I'm spending 50 days ranking the top 50 players of the Bill Belichick Era, from No. 50 down to No. 1. (Click here for a criteria on how I made my selections.)
Enjoy.
Today we reach . . . .
NUMBER 11: RODNEY HARRISON
Years With Patriots: 2003-2008
Games: 63
Playoff Games: 9
Honors: Super Bowl Champion (2003, 2004), All-Pro (First team, 2003; Second team, 2004)
The 2001 Patriots won a Super Bowl as a pack of gritty overachievers. They weren’t ready for what awaited in 2002 and they weren’t good enough to withstand every team’s best shot.

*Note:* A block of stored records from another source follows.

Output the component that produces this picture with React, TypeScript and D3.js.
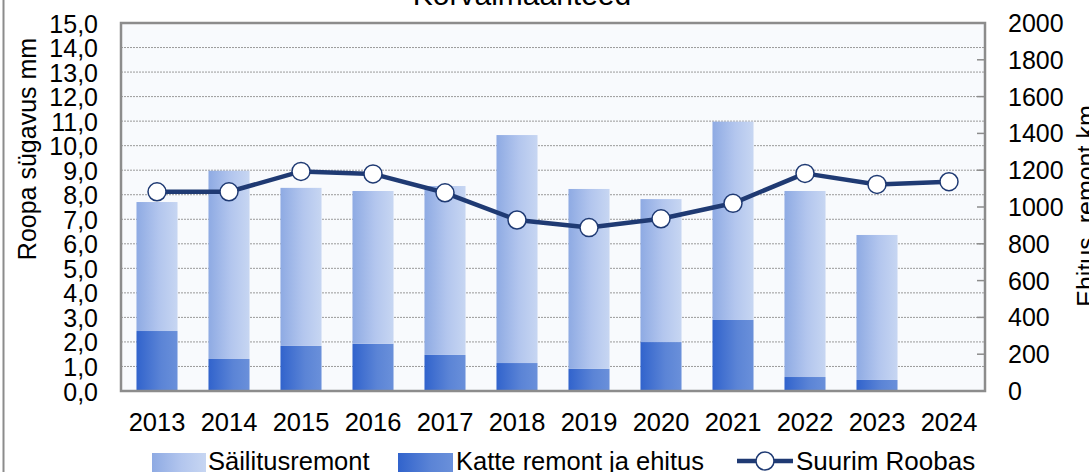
import * as d3 from "d3";

const years = ["2013", "2014", "2015", "2016", "2017", "2018", "2019", "2020", "2021", "2022", "2023", "2024"];
// km
const sailitusremont = [701, 1023, 859, 830, 918, 1239, 978, 777, 1078, 1011, 788, 0];
const katteRemont = [326, 174, 245, 257, 196, 152, 120, 266, 386, 76, 60, 0];
// mm, left axis
const suurimRoobas = [8.12, 8.12, 8.95, 8.85, 8.08, 6.97, 6.66, 7.02, 7.65, 8.87, 8.42, 8.53];
const leftTicks = d3.range(0, 15.5, 1);
const rightTicks = d3.range(0, 2001, 200);

const width = 1089;
const height = 472;
const plot = { left: 121, right: 985, top: 23, bottom: 391 };
const font = "'Liberation Sans', Arial, sans-serif";
const navy = "#1f3a73";

export default function App() {
  const x = d3
    .scaleBand()
    .domain(years)
    .range([plot.left, plot.right])
    .paddingInner(0.43)
    .paddingOuter(0.215);
  const yL = d3.scaleLinear().domain([0, 15]).range([plot.bottom, plot.top]);
  const yR = d3.scaleLinear().domain([0, 2000]).range([plot.bottom, plot.top]);
  const fmt = (v: number) => d3.format(".1f")(v).replace(".", ",");

  const rows = years.map((year, i) => ({ year, dark: katteRemont[i], light: sailitusremont[i] }));
  const stacked = d3.stack<any>().keys(["dark", "light"])(rows);

  const line = d3
    .line<number>()
    .x((_, i) => (x(years[i]) ?? 0) + x.bandwidth() / 2)
    .y((d) => yL(d));

  return (
    <svg width={width} height={height} style={{ position: "absolute", left: 0, top: 0 }} fontFamily={font}>
      <defs>
        <linearGradient id="gLight" x1="0" x2="1" y1="0" y2="0">
          <stop offset="0" stopColor="#8eaae3" />
          <stop offset="0.55" stopColor="#b3c6ee" />
          <stop offset="1" stopColor="#c7d6f2" />
        </linearGradient>
        <linearGradient id="gDark" x1="0" x2="1" y1="0" y2="0">
          <stop offset="0" stopColor="#3163cc" />
          <stop offset="0.6" stopColor="#5b84d6" />
          <stop offset="1" stopColor="#6a90da" />
        </linearGradient>
      </defs>
      <rect width={width} height={height} fill="#fff" />
      <line x1={3.5} x2={3.5} y1={0} y2={height} stroke="#8c8c8c" strokeWidth={2} />

      <text x={522} y={5} textAnchor="middle" fontSize={30}>
        Kõrvalmaanteed
      </text>

      <rect
        x={plot.left}
        y={plot.top}
        width={plot.right - plot.left}
        height={plot.bottom - plot.top}
        fill="#f8fafd"
      />
      {leftTicks.slice(1, -1).map((t) => (
        <line
          key={"g" + t}
          x1={plot.left}
          x2={plot.right}
          y1={yL(t)}
          y2={yL(t)}
          stroke="#9a9a9a"
          strokeWidth={1}
          strokeDasharray="2,1"
        />
      ))}
      {rightTicks.slice(1, -1).map((t) => (
        <line key={"rt" + t} x1={plot.right - 8} x2={plot.right} y1={yR(t)} y2={yR(t)} stroke="#8c8c8c" strokeWidth={1.5} />
      ))}

      {stacked.map((s) => (
        <g key={s.key} fill={s.key === "dark" ? "url(#gDark)" : "url(#gLight)"}>
          {s.map((d, i) => (
            <rect
              key={i}
              x={x(years[i])}
              y={yR(d[1])}
              width={x.bandwidth()}
              height={Math.max(0, yR(d[0]) - yR(d[1]))}
            />
          ))}
        </g>
      ))}

      <rect
        x={plot.left}
        y={plot.top}
        width={plot.right - plot.left}
        height={plot.bottom - plot.top}
        fill="none"
        stroke="#8c8c8c"
        strokeWidth={2.5}
      />

      <path d={line(suurimRoobas) ?? ""} fill="none" stroke={navy} strokeWidth={4.5} strokeLinejoin="round" />
      {suurimRoobas.map((v, i) => (
        <circle
          key={i}
          cx={(x(years[i]) ?? 0) + x.bandwidth() / 2}
          cy={yL(v)}
          r={9}
          fill="#fff"
          stroke={navy}
          strokeWidth={1.5}
        />
      ))}

      {leftTicks.map((t) => (
        <text key={"l" + t} x={98} y={yL(t) + 9.5} textAnchor="end" fontSize={25}>
          {fmt(t)}
        </text>
      ))}
      {rightTicks.map((t) => (
        <text key={"r" + t} x={1008} y={yR(t) + 9} textAnchor="start" fontSize={25}>
          {t}
        </text>
      ))}
      {years.map((y) => (
        <text key={y} x={(x(y) ?? 0) + x.bandwidth() / 2} y={431} textAnchor="middle" fontSize={25.5}>
          {y}
        </text>
      ))}

      <text transform={`translate(36,149) rotate(-90)`} textAnchor="middle" fontSize={25}>
        Roopa sügavus mm
      </text>
      <text transform={`translate(1095,206) rotate(-90)`} textAnchor="middle" fontSize={25}>
        Ehitus, remont km
      </text>

      {/* legend */}
      <rect x={152} y={453} width={54} height={20} fill="url(#gLight)" />
      <text x={208} y={470} fontSize={25.5}>Säilitusremont</text>
      <rect x={398} y={453} width={55} height={20} fill="url(#gDark)" />
      <text x={456} y={470} fontSize={25.5}>Katte remont ja ehitus</text>
      <line x1={737} x2={793} y1={461} y2={461} stroke={navy} strokeWidth={4.5} />
      <circle cx={765} cy={461} r={9} fill="#fff" stroke={navy} strokeWidth={1.5} />
      <text x={796} y={470} fontSize={26}>Suurim Roobas</text>
    </svg>
  );
}
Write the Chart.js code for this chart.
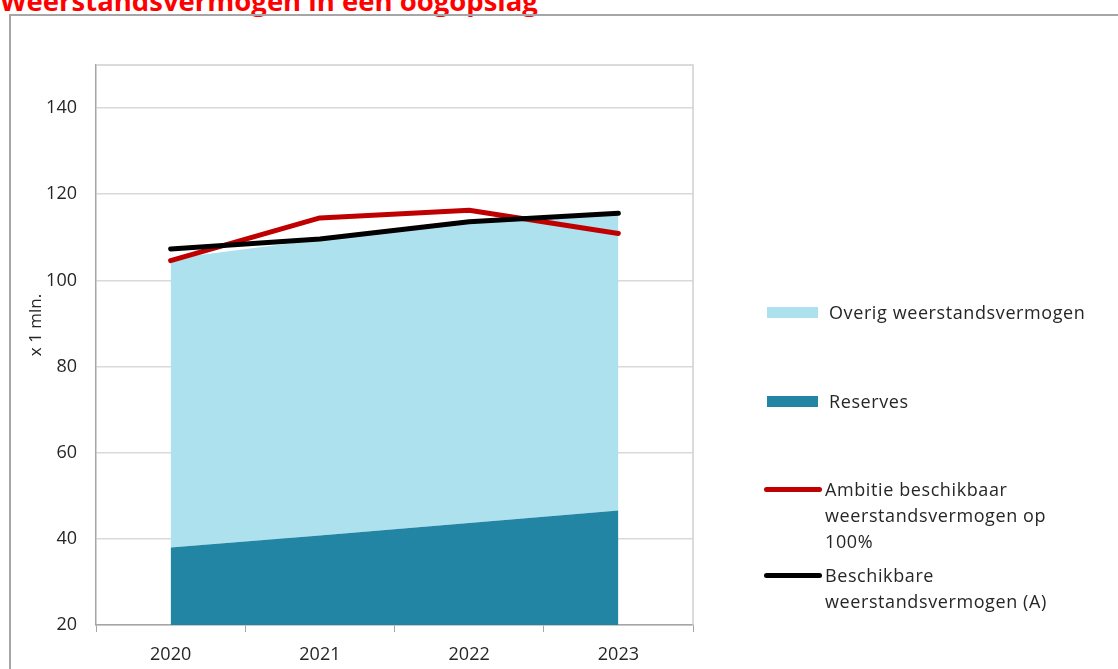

In 2003, they imported Rodney Harrison from San Diego.
The strong safety spent nine years playing with a ferocity that was right at the edge of propriety . . . and sometimes past it. When he got to New England, he was hungry in a way they 2001 Patriots may have been. He felt disrespected by the Chargers. He felt like he had something to prove. On the second day of training camp, he demolished Troy Brown and poked him in the eye. Brown whipped the football at him. A couple of days later, he hammered Brown again, then went head-high on Kevin Faulk. He and Matt Light grabbed facemasks after that and tussled and Tedy Bruschi came off the top rope to enter the fray. Everyone’s focus -- and intensity –-- had gotten a turbo shot courtesy of Harrison.
I’m not sure what direction the Patriots franchise would have taken if it hadn’t added Harrison. But Bill Belichick gave an indication. After the AFC Championship Game takedown of Indianapolis -- just before the Pats won the Super Bowl by beating the Panthers, a game in which Harrison broke his forearm in the fourth quarter (and played another play, making a tackle after breaking it) -- Belichick embraced the veteran safety and said to him: “I sure am glad we got you.”
Harrison played 16 games in each of his first two seasons in New England, then, due to injuries and age, was only able to play a total of 31 regular-season games over his final four. But his performances in those first two seasons were the catalysts for both titles. He had four interceptions in the 2004 postseason, including an 87-yard pick-six against the Steelers and a game-sealing pick in the Super Bowl against the Eagles. He had seven picks in his nine postseason games for the Patriots.
When Harrison announced his retirement in June of 2009, Belichick said, "In the biggest games, in any situation and on a weekly basis, his production was phenomenal. Rodney embodies all the attributes coaches seek and appreciate: toughness, competitiveness, leadership, selflessness, hard work, intensity, professionalism -- and coming from Rodney, they are contagious."